Golden Son (Red Rising Trilogy, #2)(143)



“Golds aspire to be great, and we force the Colors to war,” I say, taking a perch on the black lion’s paw. Augustus has not moved from his place at the center of the floor.

“Yet there are men like me,” he replies so sincerely I nearly believe him. “I do not truly fight because I want to be king or Emperor or whatever word you slap above my name in the history texts. The universe does not notice us, Darrow. There is no supreme being waiting to end existence when the last man breathes his final breath. Man will end. That is the fact accepted, but never discussed. And the universe will continue without care.

“I will not let that happen, because I believe in man. I would have us continue forever. I would shepherd us out of the Solar System into alien ones. Seek new life. We are barely in our infancy as a species. But I would make man the immutable fixture in the universe, not just some passing bacteria that flashes and fades with no one to remember. That is why I know there is a proper way to live. Why I believe your young ideas so dangerous.”

His mind is vast. Worlds beyond my own. And perhaps for the first time, I really understand how this man can do what he does. There is no morality to him. No goodness. No evil intent when he killed Eo. He believes he is beyond morality. His aspirations are so grand that he has become inhuman in his desperate desire to preserve humanity. How strange to look at the rigid, cold figure he casts and know all these wild dreams burn inside his head and heart.

“What about all you said? What about the things you’ve done?” I ask, thinking of his first wife, whose mouth he stuffed with grapes. “You take advice from creatures like Pliny. You bomb innocent civilians, who haven’t broken any laws. You embrace a civil war … and you say you’re trying to save humanity?”

“I do what I need to do to protect the greater good.”

To defend himself. To benefit himself. “To protect mankind,” I echo.

“Yes.”

“Eighteen billion draw breath across this empire. How many would you kill to protect mankind? A billion? Ten?”

“The number doesn’t change the necessity.”

“Fifteen billion?” I ask. Red, Gold, every part of me is shocked.

“Someone must make these choices,” he says. “The rest of our race grows sicker by the day. The Pixies chase pleasure instead of achievement, while the Peerless have grown so hungry for power that our Sovereign is a woman who cut off the head of her own father in order to take his throne. They must be ruled.”

“By you.”

“By us.” His unblinking gaze does not waver. “By us,” he repeats. “I treated you poorly, because I feared your brashness, your impudence. But I promised I would make amends, and so I will, because you have shown the capacity for growth, for learning. Become my heir. Not my Praetor. I have enough lords of war. What I need … what I want is a son.”

“You have a son.”

“I have a parasite that wants my power. That’s all. He has no use for it. No plan once he gains it. He simply hungers as our Society has taught him to hunger.” His face shows a flicker of intrigue. “Yet, remarkably, this was his idea. You have his blessing.”

I don’t doubt I have his blessing. Knowing my ally, I merely wonder what it’s going to cost me.

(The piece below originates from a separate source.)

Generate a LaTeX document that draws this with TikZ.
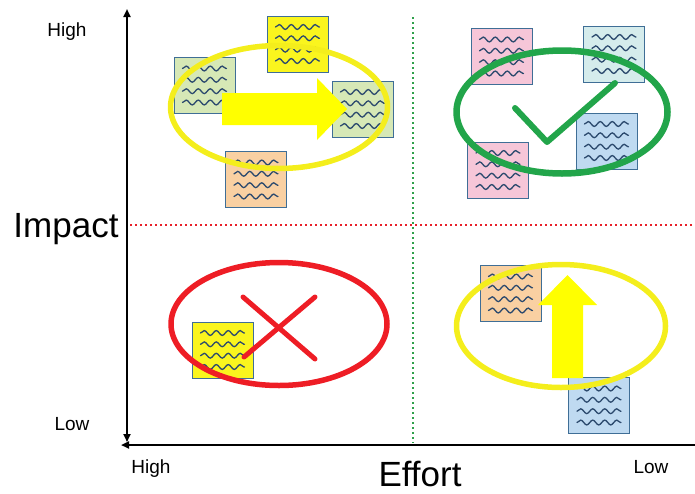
\documentclass[tikz,border=0pt]{standalone}
\usepackage{fontspec}
\setmainfont{Liberation Sans}
\usetikzlibrary{shapes.geometric,decorations.pathmorphing,arrows.meta}

\definecolor{noteedge}{HTML}{3F6E96}
\definecolor{wavecol}{HTML}{2C4A6E}
\definecolor{notegreen}{HTML}{D6E8B6}
\definecolor{noteyellow}{HTML}{FAF51E}
\definecolor{noteorange}{HTML}{F9D0A2}
\definecolor{notepink}{HTML}{F6C6D8}
\definecolor{noteteal}{HTML}{D5ECEC}
\definecolor{noteblue}{HTML}{BFDAF1}
\definecolor{ringyellow}{HTML}{F4EE1C}
\definecolor{ringgreen}{HTML}{22A54A}
\definecolor{ringred}{HTML}{EE1D25}
\definecolor{arrowyellow}{HTML}{FFFF00}
\definecolor{dotred}{HTML}{E8202A}
\definecolor{dotgreen}{HTML}{2EA04A}

\tikzset{
  note/.style={draw=noteedge, line width=0.9pt, fill=#1,
    minimum width=61pt, minimum height=56pt, inner sep=0pt},
  wave/.style={wavecol, line width=1.3pt, line cap=round, decorate,
    decoration={snake, amplitude=2.4pt, segment length=12pt}},
  ring/.style={ellipse, draw=#1, line width=5.5pt, inner sep=0pt},
  axisline/.style={line width=2.2pt},
  axtip/.tip={Triangle[length=8pt,width=7pt]},
  divider/.style={line width=2.4pt, dash pattern=on 2.4pt off 2.6pt},
  small/.style={font=\fontsize{19}{19}\selectfont, anchor=base},
  big/.style={font=\fontsize{35}{35}\selectfont, anchor=base},
  stroke/.style={line width=6pt, line cap=round, line join=round},
  bigarrow/.style={fill=arrowyellow, draw=none}
}

% four wavy "text" lines inside a note
\newcommand\notewaves[1]{%
  \foreach \dy in {-17,-5.7,5.7,17}{%
    \draw[wave] ([xshift=-22pt,yshift=\dy pt]#1.center) --
                ([xshift=22pt,yshift=\dy pt]#1.center);}}

\begin{document}
\begin{tikzpicture}[x=1pt,y=-1pt]
\useasboundingbox (0,0) rectangle (695,493);

% quadrant dividers
\coordinate (hdl) at (130,225);
\coordinate (hdr) at (695,225);
\coordinate (vdt) at (413,17);
\coordinate (vdb) at (413,443);
\draw[divider, dotred] (hdl) -- (hdr);
\draw[divider, dotgreen] (vdt) -- (vdb);

% axes
\coordinate (vtop) at (127,9);
\coordinate (vbot) at (127,442);
\coordinate (hleft) at (121,445);
\coordinate (hright) at (695,445);
\draw[axisline, axtip-axtip] (vtop) -- (vbot);
\draw[axisline, axtip-] (hleft) -- (hright);

% axis labels
\node[small] (ihigh) at (67,36) {High};
\node[small] (ilow) at (72,430) {Low};
\node[big] (impact) at (66,237) {Impact};
\node[small] (ehigh) at (151,473) {High};
\node[small] (elow) at (651,473) {Low};
\node[big] (effort) at (420,486) {Effort};

% sticky notes
\node[note=notegreen]  (n1) at (204.5,85.5) {};
\node[note=noteyellow] (n2) at (297.5,44) {};
\node[note=notegreen]  (n3) at (362.5,109) {};
\node[note=noteorange] (n4) at (256,179.5) {};
\node[note=notepink]   (p1) at (501.5,56.5) {};
\node[note=noteteal]   (t1) at (614,54) {};
\node[note=notepink]   (p2) at (498,170) {};
\node[note=noteblue]   (b1) at (606.5,141) {};
\node[note=noteyellow] (y2) at (222.5,350) {};
\node[note=noteorange] (o2) at (510.5,293.5) {};
\node[note=noteblue]   (b2) at (599,405.5) {};
\foreach \n in {n1,n2,n3,n4,p1,t1,p2,b1,y2,o2,b2}{\notewaves{\n}}

% rings around each group
\node[ring=ringyellow, minimum width=217pt, minimum height=123pt] (e1) at (279,107) {};
\node[ring=ringgreen, line width=6.5pt, minimum width=211pt, minimum height=123pt] (e2) at (562,112) {};
\node[ring=ringred, minimum width=216pt, minimum height=123pt] (e3) at (279,324) {};
\node[ring=ringyellow, minimum width=209pt, minimum height=123pt] (e4) at (561,326) {};

% move right
\fill[bigarrow] (222,93) -- (317,93) -- (317,78) -- (347,109) -- (317,140)
  -- (317,125) -- (222,125) -- cycle;
% move up
\fill[bigarrow] (552,378) -- (552,305) -- (538,305) -- (567.5,275) -- (597,305)
  -- (583,305) -- (583,378) -- cycle;

% check mark
\coordinate (c1) at (515,108);
\coordinate (c2) at (547,142);
\coordinate (c3) at (615,83);
\draw[stroke, ringgreen] (c1) -- (c2) -- (c3);

% cross
\coordinate (x1) at (243,297);
\coordinate (x2) at (315,359);
\coordinate (x3) at (315,297);
\coordinate (x4) at (244,357);
\draw[stroke, ringred, line width=5pt] (x1) -- (x2);
\draw[stroke, ringred, line width=5pt] (x3) -- (x4);
\end{tikzpicture}
\end{document}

He’s a businessman. He’ll want return on his investment. Especially this investment. He should have told me.

“What about Virginia? You don’t need your heir to be male.”

“But I want it to be. And I want you for her. A husband fitting her mind.”

“You’re using me,” I say suddenly, seeing through his scheme. “I tie her to you. Especially if we marry. We both know you don’t want reform.”

Even now Reformers from across the Society flock to Mars to rally behind the man who said he would give them the Senate when he defeats Lune and her allies.

“The Reformers are cancer,” he says.

“But you’re promising them that you will—”

“Promises were necessary to gain their support. When we have defeated Octavia, I will put the Reformers in prison, or execute them for treason.”

“Mustang will never forgive you. She believes you’re changing. Whatever conversation you had with her, whatever you promised her, you gave her hope in you.”

Maybe she won’t forgive either of us.

“You will make her understand once you’re part of the family, Darrow. By then, I suspect you’ll be married, and she won’t abandon you even if she hates me. Our family will stay strong, as we must. But you must always be mine. Answering to me. Not my children.”

He takes a step toward me.

“Octavia steers humanity to slow decline. The Reformers, like the Sons of Ares, would slam us into the ground at a thousand kilometers a second. We must protect our species. Help me.”

He is a noble man doing what he thinks best for humanity.

Damn him.

We never asked to bow. Who is he to say Reds and Browns toiling to death is for the greater good? Who is he to say Pink children being harvested for rape, Obsidians and Grays for battle, is a necessity? How can he sit there and say that he alone knows what is best for me, for my family? It is not his right. Just as it was not his right to come into my world and take Eo. And if he thinks might makes it is his right, then it’s my bloodydamn right to cut off his head right now.